自由主義国家としての日本のナショナルヒストリーを取り戻す

 私たちが自由民権運動として、士族民権・豪農民権の流れとして位置づけるべきは、東京で国会開設運動に尽力した人々の動きであり、それらは日本のナショナルヒストリーとして再注目されるべきものと考えます。

 これらの人々が創り出した第一回帝国議会のテーマは減税と行政改革という本物の「民」の側に立ったものでした。今こそ、左派ポピュリズムに簒奪された初期の自由民権運動の歴史を国民の手に取り戻すことが重要です。

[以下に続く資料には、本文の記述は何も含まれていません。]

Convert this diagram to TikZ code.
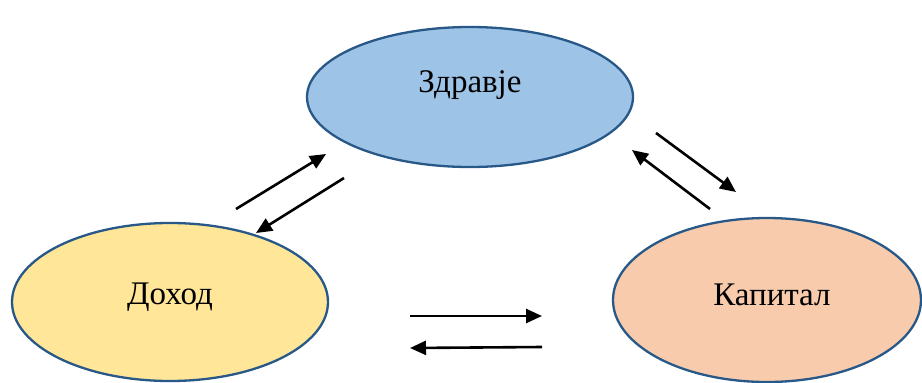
\documentclass[tikz,border=0pt]{standalone}
\usepackage{fontspec}
\setmainfont{Liberation Serif}
\usetikzlibrary{shapes.geometric,arrows.meta}
\definecolor{rubcol}{RGB}{40,88,136}
\definecolor{zdrcol}{RGB}{157,195,230}
\definecolor{dohcol}{RGB}{255,230,153}
\definecolor{kapcol}{RGB}{248,203,173}
\tikzset{%
  krug/.style={ellipse,draw=rubcol,line width=2.3pt,inner sep=0pt},%
  natpis/.style={anchor=base,font=\fontsize{33}{36}\selectfont},%
  strela/.style={line width=2.6pt,-{Triangle[length=16pt,width=14pt]}}%
}
\begin{document}
\begin{tikzpicture}[x=1pt,y=-1pt]%
\useasboundingbox (0,0) rectangle (922,383);%
%
\node[krug,fill=zdrcol,minimum width=326pt,minimum height=140pt] (zdravje) at (470,97) {};%
\node[natpis] (zdravjeT) at (470,92) {Здравје};%
%
\node[krug,fill=dohcol,minimum width=316pt,minimum height=158pt] (dohod) at (170,302) {};%
\node[natpis] (dohodT) at (170,304) {Доход};%
%
\node[krug,fill=kapcol,minimum width=308pt,minimum height=164pt] (kapital) at (767,300) {};%
\node[natpis] (kapitalT) at (772,305) {Капитал};%
%
% Доход - Здравје
\coordinate (dz1) at (236,209);%
\coordinate (dz2) at (326,154);%
\coordinate (zd1) at (344,178);%
\coordinate (zd2) at (256,233);%
\draw[strela] (dz1) -- (dz2);%
\draw[strela] (zd1) -- (zd2);%
%
% Здравје - Капитал
\coordinate (zk1) at (656,133);%
\coordinate (zk2) at (736,192);%
\coordinate (kz1) at (710,209);%
\coordinate (kz2) at (632,150);%
\draw[strela] (zk1) -- (zk2);%
\draw[strela] (kz1) -- (kz2);%
%
% Доход - Капитал
\coordinate (dk1) at (410,316);%
\coordinate (dk2) at (542,316);%
\coordinate (kd1) at (542,347);%
\coordinate (kd2) at (410,348);%
\draw[strela] (dk1) -- (dk2);%
\draw[strela] (kd1) -- (kd2);%
%
\end{tikzpicture}
\end{document}
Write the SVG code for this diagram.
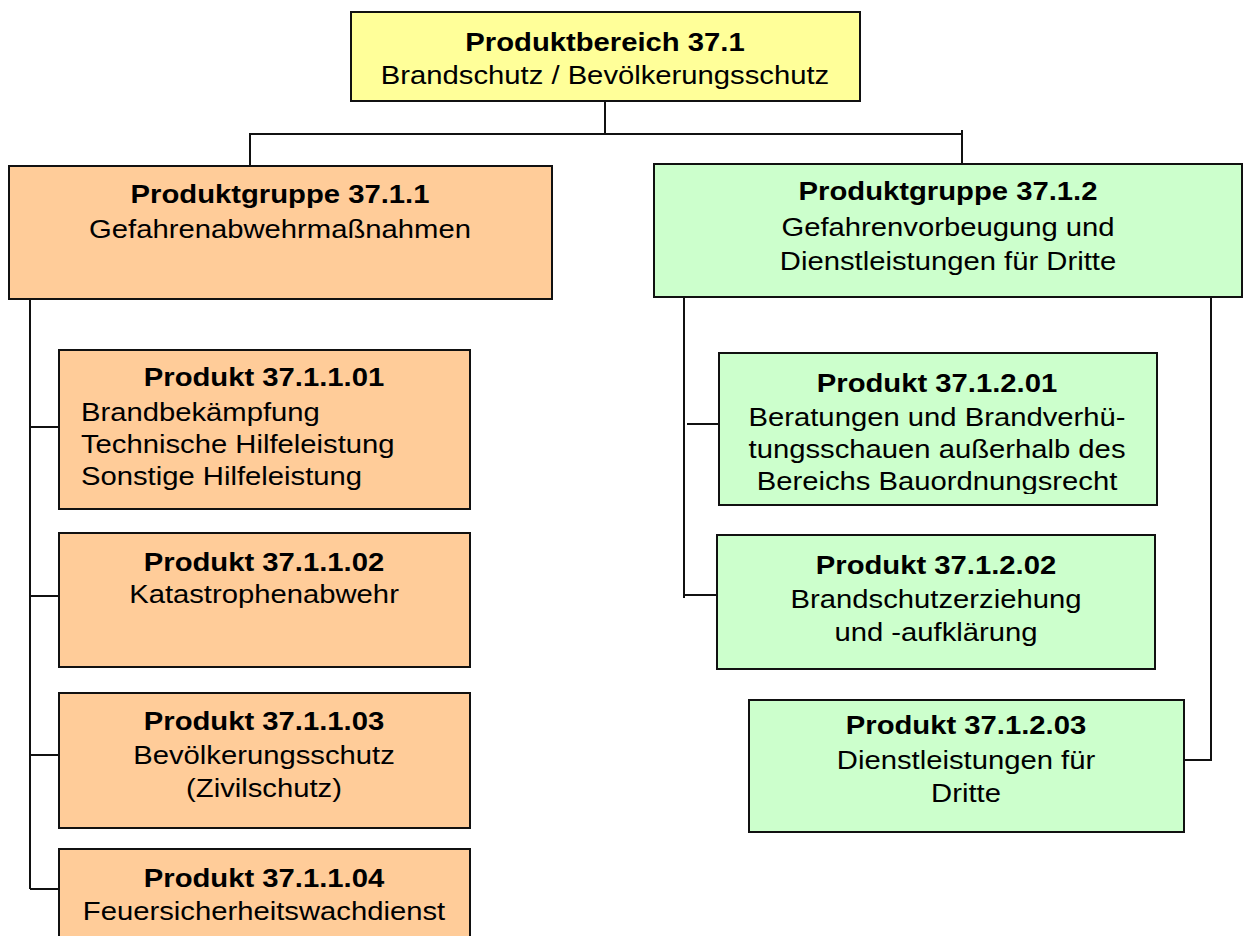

(この歴史の捻じれによる影響は、自由党と日本民主党の対立、そして55年体制に影響を与えることになり、日本に「小さな政府」を求める筋の通った政党が実質的に消滅する思想的な流れにつながる


ウィキペディアの解説

 自由民権運動とは、明治時代の日本において行われた政治運動・社会運動。

 従来の通説では1874年(明治7年)の民撰議院設立建白書の提出を契機に始まったとされる。それ以降薩長藩閥政府による政治に対して、憲法の制定、議会の開設、地租の軽減、不平等条約改正の阻止、言論の自由や集会の自由の保障などの要求を掲げ、1890年(明治23年)の帝国議会開設頃まで続いた。